Cometi o crimideia de pensar em “golpe”. É, golpe. Ou gópi, como dizia alguém durante o impeachment de Dilma Rousseff. Golpe de Estado, para ser mais específico. Também conhecido como revolução, usurpação do poder ou ruptura. Calma! Não é desejo nem nada. Longe de mim! Confesso, porém, ter pensado no assunto – o que para certas autoridades é um crime. Em minhas reflexões, analiso cenários que vão do catastrófico ao bom. Ou no mínimo aceitável. E, pândego que sou, imagino o golpe sobretudo em suas formas mais bizarras e nonsense.
Não consigo evitar. E não é por falta de tentativas, Alexandre. À noite, antes de dormir, tento ler romances policiais bobinhos e poesia de românticos tuberculosos. Não adianta. Antes de pegar no sono, me esqueço das tramas detetivescas e as rimas ricas dão lugar ao ritmo das marchas militares. É, sei que nem todo golpe é militar. Aliás, ouvi dizer que tem golpe que se dá ao som quase inaudível das canetas sobre o papel ou do farfalhar das togas negras contra os pilares de mármore de palácios que não conheço.

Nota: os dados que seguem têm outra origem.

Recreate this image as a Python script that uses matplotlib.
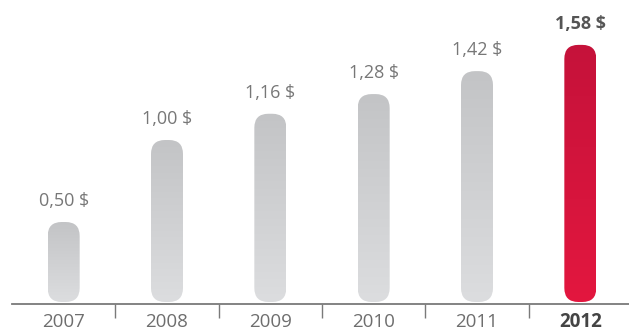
import numpy as np
import matplotlib
matplotlib.use("Agg")
import matplotlib.pyplot as plt
from matplotlib.patches import FancyBboxPatch
from matplotlib.colors import LinearSegmentedColormap

years = ["2007", "2008", "2009", "2010", "2011", "2012"]
values = [0.50, 1.00, 1.16, 1.28, 1.42, 1.58]
labels = ["0,50 $", "1,00 $", "1,16 $", "1,28 $", "1,42 $", "1,58 $"]

plt.rcParams['font.family'] = ['Open Sans', 'DejaVu Sans']

W, H = 629, 332
fig = plt.figure(figsize=(W / 100, H / 100), dpi=100)
# axes: x from 12px to 632px, baseline at 28px from bottom
ax = fig.add_axes([12 / W, 28 / H, 620 / W, 304 / H])
px_per_unit = 164.0
ax.set_xlim(-0.5, 5.5)
ax.set_ylim(0, 304 / px_per_unit)

px_x = 620 / 6  # pixels per category
bar_w = 32 / px_x
aspect = (1 / px_per_unit) / (1 / px_x)

gray = LinearSegmentedColormap.from_list("g", ["#dcdddf", "#c3c4c6"])
red = LinearSegmentedColormap.from_list("r", ["#e3173f", "#c5123a"])
grad = np.linspace(0, 1, 256).reshape(-1, 1)

for i, v in enumerate(values):
    x0 = i - bar_w / 2
    y0 = 2 / px_per_unit
    patch = FancyBboxPatch((x0, y0), bar_w, v - y0,
                           boxstyle="round,pad=0,rounding_size=%f" % (14 / px_x),
                           mutation_aspect=aspect,
                           facecolor="none", edgecolor="none")
    ax.add_patch(patch)
    cmap = red if i == len(values) - 1 else gray
    im = ax.imshow(grad, extent=(x0, x0 + bar_w, y0, v), origin="lower",
                   cmap=cmap, aspect="auto", interpolation="bilinear")
    im.set_clip_path(patch)
    last = i == len(values) - 1
    ax.text(i, v + 21 / px_per_unit, labels[i], ha="center", va="center",
            fontsize=13, color="#555555" if last else "#777777",
            fontweight="bold" if last else "normal")

ax.set_aspect("auto")
ax.set_xlim(-0.5, 5.5)
ax.set_ylim(0, 304 / px_per_unit)

for s in ["top", "right", "left"]:
    ax.spines[s].set_visible(False)
ax.spines["bottom"].set_color("#7a7a7a")
ax.spines["bottom"].set_linewidth(1.3)
ax.set_yticks([])
ax.set_xticks(np.arange(0.5, 5, 1))
ax.set_xticklabels([])
ax.tick_params(axis="x", length=10, width=1, color="#7a7a7a", direction="out")
for i, y in enumerate(years):
    last = i == len(years) - 1
    ax.text(i, -18 / px_per_unit, y, ha="center", va="center",
            fontsize=13.5, color="#444444" if last else "#6e6e6e",
            fontweight="bold" if last else "normal", clip_on=False)

fig.savefig("out.png", dpi=100)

Mas meu imaginário parece estar contaminado demais. Daí o metrônomo verde-oliva das botinas contra o asfalto. A boa notícia, acho, é que em minhas fantasias não há caos nem carnificina. Para ser sincero, até mesmo o estampido das botinas soa baixinho, abafado por um silêncio pesado. Como se todo mundo estivesse muito calado. Muito pensativo. Muito concentrado entre o “eu avisei!”, o “eu sabia!” e o “e agora?!”.
Testemunha ocular da história
Em minhas fantasias de golpe, não sou nem herói nem vilão. Estou mais para “testemunha ocular da história”, para usar um chavão em desuso. E aproveito para perguntar: um clichê deixa de ser clichê depois de algum tempo em desuso?
Munido apenas de coragem e vontade de imaginar o golpe, saio para apreciar o entorno inventado. Os mendigos, digo, vossas senhorias os moradores de rua continuam se enfileirando para tomar o café das freiras. A dona da mercearia insiste em abrir. O taxista ignora a manchete histórica e acompanha a provável escalação do time para o jogo de domingo. Por falar nisso, o Coxa perdeu mais uma.
Dentro de casa também tudo continua igual. Alheia à política, nesse meu golpe imaginado a Catota brinca com uma bolinha feita com papel-alumínio. E a vida doméstica segue seu curso natural, com as demandas de sempre e... Eu tirei o lixo ontem, amor. Hoje é seu dia. É, eu sei que a louça já está transbordando na pia. Me dá só mais um minuto que estou terminando meu texto pra Gazeta. Já vai sair? Até depois. Te amo.
No homem o que muda é o medo: maior quando imagino um golpe de toga e/ou comunista, menor quando o golpe mais parece contragolpe. De resto, nesse dia histórico acordo com as mesmas preocupações cotidianas com as contas, sem falar nos dilemas metafísicos. Por falar em golpe de toga e/ou comunista, vai aqui outra confissão: me divirto imaginando os mais improváveis ditadores sanguinários esquerdistas, de Jean Wyllys a Anitta. Cada qual impondo as mais improváveis sandices só porque não entendem o sentido de “utopia”.
Se serve de consolo, Alexandre, nesses delírios de golpe, mas não golpistas, depois de algum tempo a democracia sempre é restaurada. Às vezes leva anos. Às vezes, não vou mentir, décadas. Na maioria das vezes, porém, é no mesmo dia, antes mesmo de Os Pingos nos Is. Mas falo de democracia mesmo. Democracia com dê maiúsculo e todo trabalhado no gótico. Não essa democracia que prende deputado com imunidade parlamentar nem que apreende celulares de empresários por causa de uma conversinha à toa.
Não adianta. O golpe está no ar. Ou, pelo menos, está na minha pobre mente politicamente poluída. Não queria. Não quero! Juro que, em vez de imaginar rupturas, preferia recitar aqui o belíssimo poema do João Filho que li ontem (“Ensina-me, Senhor, a ser ninguém. Que minha pequenez nem seja minha”). Por mais que me esforce, porém, a fantasia ora macabra, ora cômica, se impõe. Eu vejo golpe por todos os lados.